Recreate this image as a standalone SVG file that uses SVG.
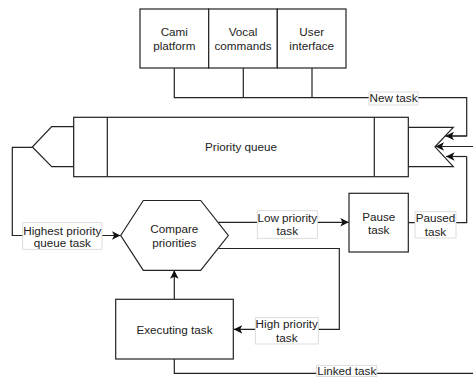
<svg xmlns="http://www.w3.org/2000/svg" width="473" height="377" viewBox="0 0 473 377">
  <defs>
    <marker id="arrow" viewBox="0 0 10 10" refX="10" refY="5" markerWidth="8.5" markerHeight="8.5" markerUnits="userSpaceOnUse" orient="auto">
      <path d="M0,0 L10,5 L0,10 L2.5,5 Z" fill="#111"/>
    </marker>
    <style>
      .shape { fill: #fff; stroke: #222; stroke-width: 1.2; }
      .div { fill: none; stroke: #222; stroke-width: 1.2; }
      .edge { fill: none; stroke: #222; stroke-width: 1.2; }
      .arrow { marker-end: url(#arrow); }
      .lbl { fill: #fff; stroke: #d4d4d4; stroke-width: 0.8; }
      text { font-family: "Liberation Sans", Arial, sans-serif; font-size: 11.7px; fill: #222; text-anchor: middle; }
    </style>
  </defs>

  <rect width="473" height="377" fill="#fff"/>

  <!-- connectors -->
  <g id="connectors">
    <!-- inputs to the queue -->
    <path class="edge" d="M174.3,68 V97.7 H466.7 V136 H445"/>
    <path class="edge" d="M243.3,68 V97.7"/>
    <path class="edge" d="M312,68 V97.7"/>
    <path class="edge arrow" d="M466.7,136 H445.5"/>
    <!-- linked task back to queue -->
    <path class="edge" d="M174.3,359 V373.3 H480 V146.5"/>
    <path class="edge arrow" d="M480,146.5 H435.5"/>
    <!-- paused task back to queue -->
    <path class="edge" d="M408.3,222.7 H466.7 V156.5"/>
    <path class="edge arrow" d="M466.7,156.5 H446"/>
    <!-- queue head to compare -->
    <path class="edge arrow" d="M32.3,147.3 H12.3 V235.5 H120.5"/>
    <!-- low priority -->
    <path class="edge arrow" d="M218.3,222.3 H348.8"/>
    <!-- high priority -->
    <path class="edge arrow" d="M218.3,248.5 H339.3 V329.3 H233.8"/>
    <!-- executing back to compare -->
    <path class="edge arrow" d="M174.3,299.3 V270.3"/>

    <!-- edge labels -->
    <g id="label-new-task">
      <rect class="lbl" x="369" y="92" width="49" height="13"/>
      <text x="393.5" y="102.2">New task</text>
    </g>
    <g id="label-highest">
      <rect class="lbl" x="22.7" y="222.7" width="79.3" height="26.6"/>
      <text x="62.3" y="234.6">Highest priority</text>
      <text x="62.3" y="247">queue task</text>
    </g>
    <g id="label-low">
      <rect class="lbl" x="257.3" y="210.7" width="60" height="27.6"/>
      <text x="287.3" y="222.4">Low priority</text>
      <text x="287.3" y="235">task</text>
    </g>
    <g id="label-high">
      <rect class="lbl" x="255.3" y="317.7" width="63" height="26.3"/>
      <text x="286.8" y="328.2">High priority</text>
      <text x="286.8" y="341.6">task</text>
    </g>
    <g id="label-paused">
      <rect class="lbl" x="415" y="211.7" width="41" height="26.3"/>
      <text x="435.5" y="222.4">Paused</text>
      <text x="435.5" y="235.7">task</text>
    </g>
    <g id="label-linked">
      <rect class="lbl" x="316.7" y="365.3" width="60" height="11.2"/>
      <text x="346.7" y="375.2">Linked task</text>
    </g>
  </g>

  <!-- input sources -->
  <g id="cami-platform">
    <rect class="shape" x="140" y="9" width="68.7" height="59"/>
    <text x="174.3" y="36.3">Cami</text>
    <text x="174.3" y="49.7">platform</text>
  </g>
  <g id="vocal-commands">
    <rect class="shape" x="208.7" y="9" width="68.6" height="59"/>
    <text x="243" y="36.3">Vocal</text>
    <text x="243" y="49.7">commands</text>
  </g>
  <g id="user-interface">
    <rect class="shape" x="277.3" y="9" width="68.7" height="59"/>
    <text x="311.7" y="36.3">User</text>
    <text x="311.7" y="49.7">interface</text>
  </g>

  <!-- priority queue -->
  <g id="priority-queue">
    <path class="shape" d="M73.7,126.7 H51.7 L32.3,147 L51.7,166.7 H73.7 Z"/>
    <path class="shape" d="M408.3,127.3 H453.3 L435,146.8 L453.3,166.7 H408.3 Z"/>
    <rect class="shape" x="73.7" y="117.3" width="334.6" height="59.4"/>
    <path class="div" d="M107.3,117.3 V176.7 M374.3,117.3 V176.7"/>
    <text x="241" y="151.4">Priority queue</text>
  </g>

  <!-- compare priorities -->
  <g id="compare-priorities">
    <polygon class="shape" points="120.7,235.5 143.3,200.5 200.7,200.5 228.3,235.5 200.7,270.3 143.3,270.3"/>
    <text x="174.3" y="233.4">Compare</text>
    <text x="174.3" y="246.8">priorities</text>
  </g>

  <!-- pause task -->
  <g id="pause-task">
    <rect class="shape" x="349" y="193.3" width="59.3" height="58.7"/>
    <text x="378.7" y="220.7">Pause</text>
    <text x="378.7" y="234">task</text>
  </g>

  <!-- executing task -->
  <g id="executing-task">
    <rect class="shape" x="115.7" y="299.3" width="117.6" height="59.7"/>
    <text x="174.5" y="333.8">Executing task</text>
  </g>
</svg>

TASK –
Go through the listing above and write it all out exactly, leaving out any picture.

TASK RESULT –
Recreate this image as a standalone SVG file that uses SVG.
<svg xmlns="http://www.w3.org/2000/svg" width="473" height="377" viewBox="0 0 473 377">
  <defs>
    <marker id="arrow" viewBox="0 0 10 10" refX="10" refY="5" markerWidth="8.5" markerHeight="8.5" markerUnits="userSpaceOnUse" orient="auto">
      <path d="M0,0 L10,5 L0,10 L2.5,5 Z" fill="#111"/>
    </marker>
    <style>
      .shape { fill: #fff; stroke: #222; stroke-width: 1.2; }
      .div { fill: none; stroke: #222; stroke-width: 1.2; }
      .edge { fill: none; stroke: #222; stroke-width: 1.2; }
      .arrow { marker-end: url(#arrow); }
      .lbl { fill: #fff; stroke: #d4d4d4; stroke-width: 0.8; }
      text { font-family: "Liberation Sans", Arial, sans-serif; font-size: 11.7px; fill: #222; text-anchor: middle; }
    </style>
  </defs>

  <rect width="473" height="377" fill="#fff"/>

  <!-- connectors -->
  <g id="connectors">
    <!-- inputs to the queue -->
    <path class="edge" d="M174.3,68 V97.7 H466.7 V136 H445"/>
    <path class="edge" d="M243.3,68 V97.7"/>
    <path class="edge" d="M312,68 V97.7"/>
    <path class="edge arrow" d="M466.7,136 H445.5"/>
    <!-- linked task back to queue -->
    <path class="edge" d="M174.3,359 V373.3 H480 V146.5"/>
    <path class="edge arrow" d="M480,146.5 H435.5"/>
    <!-- paused task back to queue -->
    <path class="edge" d="M408.3,222.7 H466.7 V156.5"/>
    <path class="edge arrow" d="M466.7,156.5 H446"/>
    <!-- queue head to compare -->
    <path class="edge arrow" d="M32.3,147.3 H12.3 V235.5 H120.5"/>
    <!-- low priority -->
    <path class="edge arrow" d="M218.3,222.3 H348.8"/>
    <!-- high priority -->
    <path class="edge arrow" d="M218.3,248.5 H339.3 V329.3 H233.8"/>
    <!-- executing back to compare -->
    <path class="edge arrow" d="M174.3,299.3 V270.3"/>

    <!-- edge labels -->
    <g id="label-new-task">
      <rect class="lbl" x="369" y="92" width="49" height="13"/>
      <text x="393.5" y="102.2">New task</text>
    </g>
    <g id="label-highest">
      <rect class="lbl" x="22.7" y="222.7" width="79.3" height="26.6"/>
      <text x="62.3" y="234.6">Highest priority</text>
      <text x="62.3" y="247">queue task</text>
    </g>
    <g id="label-low">
      <rect class="lbl" x="257.3" y="210.7" width="60" height="27.6"/>
      <text x="287.3" y="222.4">Low priority</text>
      <text x="287.3" y="235">task</text>
    </g>
    <g id="label-high">
      <rect class="lbl" x="255.3" y="317.7" width="63" height="26.3"/>
      <text x="286.8" y="328.2">High priority</text>
      <text x="286.8" y="341.6">task</text>
    </g>
    <g id="label-paused">
      <rect class="lbl" x="415" y="211.7" width="41" height="26.3"/>
      <text x="435.5" y="222.4">Paused</text>
      <text x="435.5" y="235.7">task</text>
    </g>
    <g id="label-linked">
      <rect class="lbl" x="316.7" y="365.3" width="60" height="11.2"/>
      <text x="346.7" y="375.2">Linked task</text>
    </g>
  </g>

  <!-- input sources -->
  <g id="cami-platform">
    <rect class="shape" x="140" y="9" width="68.7" height="59"/>
    <text x="174.3" y="36.3">Cami</text>
    <text x="174.3" y="49.7">platform</text>
  </g>
  <g id="vocal-commands">
    <rect class="shape" x="208.7" y="9" width="68.6" height="59"/>
    <text x="243" y="36.3">Vocal</text>
    <text x="243" y="49.7">commands</text>
  </g>
  <g id="user-interface">
    <rect class="shape" x="277.3" y="9" width="68.7" height="59"/>
    <text x="311.7" y="36.3">User</text>
    <text x="311.7" y="49.7">interface</text>
  </g>

  <!-- priority queue -->
  <g id="priority-queue">
    <path class="shape" d="M73.7,126.7 H51.7 L32.3,147 L51.7,166.7 H73.7 Z"/>
    <path class="shape" d="M408.3,127.3 H453.3 L435,146.8 L453.3,166.7 H408.3 Z"/>
    <rect class="shape" x="73.7" y="117.3" width="334.6" height="59.4"/>
    <path class="div" d="M107.3,117.3 V176.7 M374.3,117.3 V176.7"/>
    <text x="241" y="151.4">Priority queue</text>
  </g>

  <!-- compare priorities -->
  <g id="compare-priorities">
    <polygon class="shape" points="120.7,235.5 143.3,200.5 200.7,200.5 228.3,235.5 200.7,270.3 143.3,270.3"/>
    <text x="174.3" y="233.4">Compare</text>
    <text x="174.3" y="246.8">priorities</text>
  </g>

  <!-- pause task -->
  <g id="pause-task">
    <rect class="shape" x="349" y="193.3" width="59.3" height="58.7"/>
    <text x="378.7" y="220.7">Pause</text>
    <text x="378.7" y="234">task</text>
  </g>

  <!-- executing task -->
  <g id="executing-task">
    <rect class="shape" x="115.7" y="299.3" width="117.6" height="59.7"/>
    <text x="174.5" y="333.8">Executing task</text>
  </g>
</svg>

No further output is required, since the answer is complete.